Congress took the provision off the table for now and without an extension, the RECA fund currently expires in July 2024.
Moylan is among the sponsors of the RECA expansion measure. The chopped provision would expand the coverage area to allow more potential victims, those who lived downwind of above-ground atomic weapons tests in the 1950s and 1960s, known as “downwinders,” to file for compensation under RECA.
Guam would have been covered by this measure, based on the National Research Council’s 2005 report declaring the territory’s eligibility for compensation under the RECA program.
“Guam did receive measurable fallout from atmospheric testing of nuclear weapons in the Pacific between 1946 and 1958,” read the council’s report, which recommended that people living on island during that period be compensated under RECA “in a way similar to that of persons considered to be downwinders.”

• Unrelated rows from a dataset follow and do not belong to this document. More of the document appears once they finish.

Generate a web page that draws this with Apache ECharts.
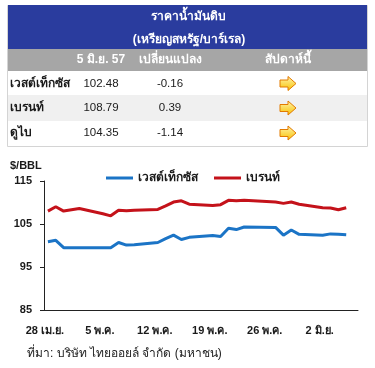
<!DOCTYPE html>
<html><head><meta charset="utf-8">
<script src="https://cdn.jsdelivr.net/npm/echarts@6/dist/echarts.min.js"></script>
<style>html,body{margin:0;padding:0;background:#fff}#c{width:375px;height:368px}</style>
</head><body><div id="c"></div>
<script>
var categories = ["28 เม.ย.","29 เม.ย.","30 เม.ย.","1 พ.ค.","2 พ.ค.","3 พ.ค.","4 พ.ค.",
 "5 พ.ค.","6 พ.ค.","7 พ.ค.","8 พ.ค.","9 พ.ค.","10 พ.ค.","11 พ.ค.",
 "12 พ.ค.","13 พ.ค.","14 พ.ค.","15 พ.ค.","16 พ.ค.","17 พ.ค.","18 พ.ค.",
 "19 พ.ค.","20 พ.ค.","21 พ.ค.","22 พ.ค.","23 พ.ค.","24 พ.ค.","25 พ.ค.",
 "26 พ.ค.","27 พ.ค.","28 พ.ค.","29 พ.ค.","30 พ.ค.","31 พ.ค.","1 มิ.ย.",
 "2 มิ.ย.","3 มิ.ย.","4 มิ.ย.","5 มิ.ย.","6 มิ.ย."];
var wti = [100.85,101.2,99.5,99.5,99.5,null,null,
 99.5,99.5,100.7,100.1,100.2,null,null,
 100.7,101.6,102.4,101.4,101.9,null,null,
 102.3,102.1,104.0,103.7,104.3,null,null,
 null,104.2,102.4,103.6,102.6,null,null,
 102.4,102.7,102.6,102.48,null];
var brent = [108.0,109.0,108.0,108.3,108.6,null,null,
 107.4,106.9,108.2,108.1,108.2,null,null,
 108.4,109.2,110.1,110.4,109.6,null,null,
 109.3,109.5,110.5,110.4,110.5,null,null,
 null,110.1,109.8,110.1,109.6,null,null,
 108.8,108.7,108.3,108.79,null];
var seriesNames = ["เวสต์เท็กซัส","เบรนท์"];
var yTicks = {min:85, max:115, interval:10};

var tableTitle = ["ราคาน้ำมันดิบ","(เหรียญสหรัฐ/บาร์เรล)"];
var tableHeaders = ["5 มิ.ย. 57","เปลี่ยนแปลง","สัปดาห์นี้"];
var tableRows = ["เวสต์เท็กซัส","เบรนท์","ดูไบ"];
var tablePrices = ["102.48","108.79","104.35"];
var tableChanges = ["-0.16","0.39","-1.14"];
var unitLabel = "$/BBL";
var sourceText = "ที่มา: บริษัท ไทยออยล์ จำกัด (มหาชน)";

var FONT = "Arial, 'Liberation Sans', sans-serif";
var g = [];
g.push({type:'rect', shape:{x:7.5,y:5.5,width:360,height:141}, style:{fill:'#fff',stroke:'#d4d4d4',lineWidth:1}});
g.push({type:'rect', shape:{x:8,y:5,width:359,height:44}, style:{fill:'#2a3c9e'}});
g.push({type:'rect', shape:{x:8,y:49,width:359,height:22}, style:{fill:'#a6a6a6'}});
g.push({type:'rect', shape:{x:8,y:95,width:359,height:26}, style:{fill:'#f0f0f0'}});
g.push({type:'text', style:{text:tableTitle[0], x:188, y:17, align:'center', verticalAlign:'middle', fill:'#fff', font:'bold 12px '+FONT}});
g.push({type:'text', style:{text:tableTitle[1], x:189, y:40, align:'center', verticalAlign:'middle', fill:'#fff', font:'bold 12px '+FONT}});
var hx = [101, 170, 288];
tableHeaders.forEach(function(h,i){
  g.push({type:'text', style:{text:h, x:hx[i], y:60, align:'center', verticalAlign:'middle', fill:'#fff', font:'bold 12px '+FONT}});
});
var ry = [83.5, 108, 133];
tableRows.forEach(function(r,i){
  g.push({type:'text', style:{text:r, x:10, y:ry[i], align:'left', verticalAlign:'middle', fill:'#1a1a1a', font:'bold 12px '+FONT}});
  g.push({type:'text', style:{text:tablePrices[i], x:hx[0], y:ry[i], align:'center', verticalAlign:'middle', fill:'#1a1a1a', font:'11.5px '+FONT}});
  g.push({type:'text', style:{text:tableChanges[i], x:hx[1], y:ry[i], align:'center', verticalAlign:'middle', fill:'#1a1a1a', font:'11.5px '+FONT}});
  var cy = ry[i];
  g.push({type:'polygon', shape:{points:[[280,cy-3.5],[288,cy-3.5],[288,cy-7],[296,cy],[288,cy+7],[288,cy+3.5],[280,cy+3.5]]},
    style:{fill:new echarts.graphic.LinearGradient(0,0,0,1,[{offset:0,color:'#fff6b0'},{offset:1,color:'#f7c000'}]), stroke:'#e27a00', lineWidth:1}});
});
g.push({type:'text', style:{text:unitLabel, x:10, y:166, align:'left', verticalAlign:'middle', fill:'#1a1a1a', font:'bold 11px '+FONT}});
g.push({type:'text', style:{text:sourceText, x:27, y:354, align:'left', verticalAlign:'middle', fill:'#222', font:'12px '+FONT}});

var chart = echarts.init(document.getElementById('c'), null, {renderer:'canvas'});
chart.setOption({
  animation:false,
  textStyle:{fontFamily:FONT},
  graphic:g,
  legend:{left:101, top:167, itemWidth:27, itemHeight:3, itemGap:16, icon:'rect',
    textStyle:{fontSize:12, fontWeight:'bold', color:'#1a1a1a'},
    data:seriesNames},
  grid:{left:44, right:17, top:181, bottom:58, containLabel:false},
  xAxis:{type:'category', data:categories, boundaryGap:true,
    axisLine:{lineStyle:{color:'#222', width:1}},
    axisTick:{length:4, interval:function(i){return i%7===0;}, lineStyle:{color:'#222'}},
    axisLabel:{interval:function(i){return i%7===0;}, fontSize:11, fontWeight:'bold', color:'#1a1a1a', margin:15, padding:[0,6,0,0]}},
  yAxis:{type:'value', min:yTicks.min, max:yTicks.max, interval:yTicks.interval,
    splitLine:{show:false},
    axisLine:{show:true, lineStyle:{color:'#222'}},
    axisTick:{show:true, length:4, lineStyle:{color:'#222'}},
    axisLabel:{fontSize:11, fontWeight:'bold', color:'#1a1a1a', margin:12}},
  series:[
    {name:seriesNames[0], type:'line', data:wti, connectNulls:true, showSymbol:false, symbol:'none',
      lineStyle:{color:'#1b74c6', width:3}, itemStyle:{color:'#1b74c6'}},
    {name:seriesNames[1], type:'line', data:brent, connectNulls:true, showSymbol:false, symbol:'none',
      lineStyle:{color:'#c4121a', width:3}, itemStyle:{color:'#c4121a'}}
  ]
});
</script></body></html>
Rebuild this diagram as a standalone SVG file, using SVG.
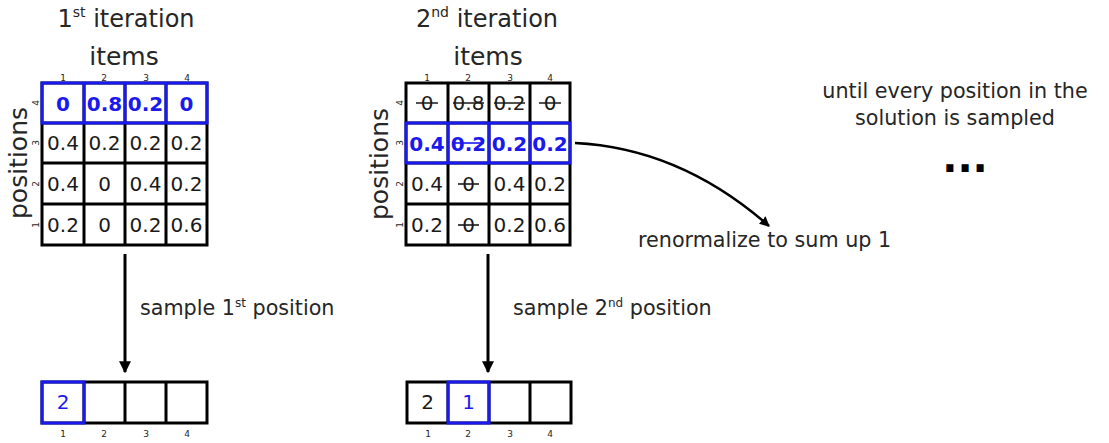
<svg xmlns="http://www.w3.org/2000/svg" width="1109" height="443" viewBox="0 0 1109 443">
<defs>
<style>
text{font-family:"DejaVu Sans","Liberation Sans",sans-serif;}
.lbl{fill:#262626;font-size:20.7px;}
.title{fill:#262626;font-size:24px;text-anchor:middle;}
.axis{fill:#262626;font-size:25px;text-anchor:middle;}
.idx{fill:#262626;font-size:9px;text-anchor:middle;}
.num{fill:#1a1a1a;font-size:20px;text-anchor:middle;}
.bnum{fill:#1a1aee;font-size:20px;font-weight:bold;text-anchor:middle;}
.cell{fill:#fff;stroke:#000;stroke-width:3;}
.blue{fill:none;stroke:#1a1aee;stroke-width:3;}
.strike{stroke:#1a1a1a;stroke-width:1.6;}
.bstrike{stroke:#1a1aee;stroke-width:1.6;}
.conn{fill:none;stroke:#000;stroke-width:3;}
</style>
<marker id="ah" viewBox="0 0 10 10" refX="9" refY="5" markerWidth="4" markerHeight="4" orient="auto" markerUnits="strokeWidth">
<path d="M0,0 L10,5 L0,10 z" fill="#000"/>
</marker>
</defs>
<rect width="1109" height="443" fill="#fff"/>

<g id="iter1">
<text class="title" x="126" y="27">1<tspan font-size="14" dy="-10">st</tspan><tspan dy="10"> iteration</tspan></text>
<text class="axis" x="124" y="65">items</text>
<text class="axis" transform="translate(27,163) rotate(-90)">positions</text>
<g>
<rect class="cell" x="42" y="83" width="165" height="162"/>
<path d="M84,83V245M125,83V245M166,83V245M42,123H207M42,163H207M42,204H207" stroke="#000" stroke-width="3"/>
<rect class="blue" x="42" y="83" width="165" height="40"/>
<path d="M84,83V123M125,83V123M166,83V123" stroke="#1a1aee" stroke-width="3"/>
</g>
<g class="idx">
<text x="63" y="81">1</text><text x="104" y="81">2</text><text x="146" y="81">3</text><text x="187" y="81">4</text>
<text transform="translate(39,103) rotate(-90)">4</text>
<text transform="translate(39,143) rotate(-90)">3</text>
<text transform="translate(39,184) rotate(-90)">2</text>
<text transform="translate(39,225) rotate(-90)">1</text>
</g>
<text class="bnum" x="63" y="111">0</text>
<text class="bnum" x="104.5" y="111">0.8</text>
<text class="bnum" x="145.5" y="111">0.2</text>
<text class="bnum" x="186.5" y="111">0</text>
<text class="num" x="63" y="150">0.4</text>
<text class="num" x="104.5" y="150">0.2</text>
<text class="num" x="145.5" y="150">0.2</text>
<text class="num" x="186.5" y="150">0.2</text>
<text class="num" x="63" y="191">0.4</text>
<text class="num" x="104.5" y="191">0</text>
<text class="num" x="145.5" y="191">0.4</text>
<text class="num" x="186.5" y="191">0.2</text>
<text class="num" x="63" y="232">0.2</text>
<text class="num" x="104.5" y="232">0</text>
<text class="num" x="145.5" y="232">0.2</text>
<text class="num" x="186.5" y="232">0.6</text>
</g>

<g id="solution1">
<rect class="cell" x="42" y="382" width="165" height="41"/>
<path d="M84,382V423M125,382V423M166,382V423" stroke="#000" stroke-width="3"/>
<rect class="blue" x="42" y="382" width="42" height="41"/>
<text class="bnum" style="font-weight:normal" x="63" y="409">2</text>
<g class="idx">
<text x="63" y="437">1</text><text x="104" y="437">2</text><text x="146" y="437">3</text><text x="187" y="437">4</text>
</g>
</g>

<g id="iter2">
<text class="title" x="487" y="27">2<tspan font-size="14" dy="-10">nd</tspan><tspan dy="10"> iteration</tspan></text>
<text class="axis" x="488" y="65">items</text>
<text class="axis" transform="translate(388,164) rotate(-90)">positions</text>
<rect class="cell" x="406" y="83" width="164" height="162"/>
<path d="M448,83V245M489,83V245M530,83V245M406,123H570M406,163H570M406,204H570" stroke="#000" stroke-width="3"/>
<rect class="blue" x="406" y="123" width="164" height="40"/>
<path d="M448,123V163M489,123V163M530,123V163" stroke="#1a1aee" stroke-width="3"/>
<g class="idx">
<text x="427" y="81">1</text><text x="468" y="81">2</text><text x="510" y="81">3</text><text x="550" y="81">4</text>
<text transform="translate(403,103) rotate(-90)">4</text>
<text transform="translate(403,143) rotate(-90)">3</text>
<text transform="translate(403,184) rotate(-90)">2</text>
<text transform="translate(403,225) rotate(-90)">1</text>
</g>
<text class="num" x="427" y="110">0</text>
<text class="num" x="468.5" y="110">0.8</text>
<text class="num" x="509.5" y="110">0.2</text>
<text class="num" x="550" y="110">0</text>
<path class="strike" d="M416,103H438M453,103H484M494,103H525M539,103H561"/>
<text class="bnum" x="427" y="151">0.4</text>
<text class="bnum" x="468.5" y="151">0.2</text>
<text class="bnum" x="509.5" y="151">0.2</text>
<text class="bnum" x="550" y="151">0.2</text>
<path class="bstrike" d="M453,143H484"/>
<text class="num" x="427" y="191">0.4</text>
<text class="num" x="468.5" y="191">0</text>
<text class="num" x="509.5" y="191">0.4</text>
<text class="num" x="550" y="191">0.2</text>
<path class="strike" d="M458,184H479"/>
<text class="num" x="427" y="232">0.2</text>
<text class="num" x="468.5" y="232">0</text>
<text class="num" x="509.5" y="232">0.2</text>
<text class="num" x="550" y="232">0.6</text>
<path class="strike" d="M458,225H479"/>
</g>

<g id="solution2">
<rect class="cell" x="407" y="382" width="164" height="41"/>
<path d="M448,382V423M489,382V423M530,382V423" stroke="#000" stroke-width="3"/>
<rect class="blue" x="448" y="382" width="41" height="41"/>
<text class="num" x="427.5" y="409">2</text>
<text class="bnum" style="font-weight:normal" x="468.5" y="409">1</text>
<g class="idx">
<text x="428" y="437">1</text><text x="468" y="437">2</text><text x="510" y="437">3</text><text x="550" y="437">4</text>
</g>
</g>

<g id="note">
<text class="lbl" x="955" y="98" text-anchor="middle">until every position in the</text>
<text class="lbl" x="955" y="125" text-anchor="middle">solution is sampled</text>
<text x="965" y="172" text-anchor="middle" font-size="40" font-weight="bold" fill="#000">...</text>
</g>

<g id="connectors">
<path class="conn" d="M125,254V372" marker-end="url(#ah)"/>
<path class="conn" d="M488,254V372" marker-end="url(#ah)"/>
<path class="conn" style="stroke-width:2.5" d="M575,143Q680,148 769,226" marker-end="url(#ah)"/>
<text class="lbl" x="140" y="315">sample 1<tspan font-size="12" dy="-8">st</tspan><tspan dy="8"> position</tspan></text>
<text class="lbl" x="513" y="315">sample 2<tspan font-size="12" dy="-8">nd</tspan><tspan dy="8"> position</tspan></text>
<text class="lbl" x="638" y="247">renormalize to sum up 1</text>
</g>
</svg>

Guam advocates who have fought for decades for recognition are confronted with yet another disappointment.
“To be honest, we were very ecstatic about how far it went. This is the closest we have come to a finish line,” Shringi said. “Now at the 11th hour, as the NDAA was being finalized, we did not find the magic number. They were short about $8 billion or $10 billion.”
Despite the defeat, RECA proponents are not quitting. “Because this issue has come this close, you can't let go. You have to continue it. You have to try to find a way to get it to the finish line,” Shringi said. “Otherwise, you're starting from scratch again.”
“There are two things that have to happen. One, you have to find the additional funding. Two, you have to find the vehicle. So while they are looking for the funding on the Senate side, we are working on the vehicle on the House side.”
While the process can be very challenging, Shringi said, “The beauty of it is that the RECA is far from over. It's come this far. Let's try to get to the finish line.”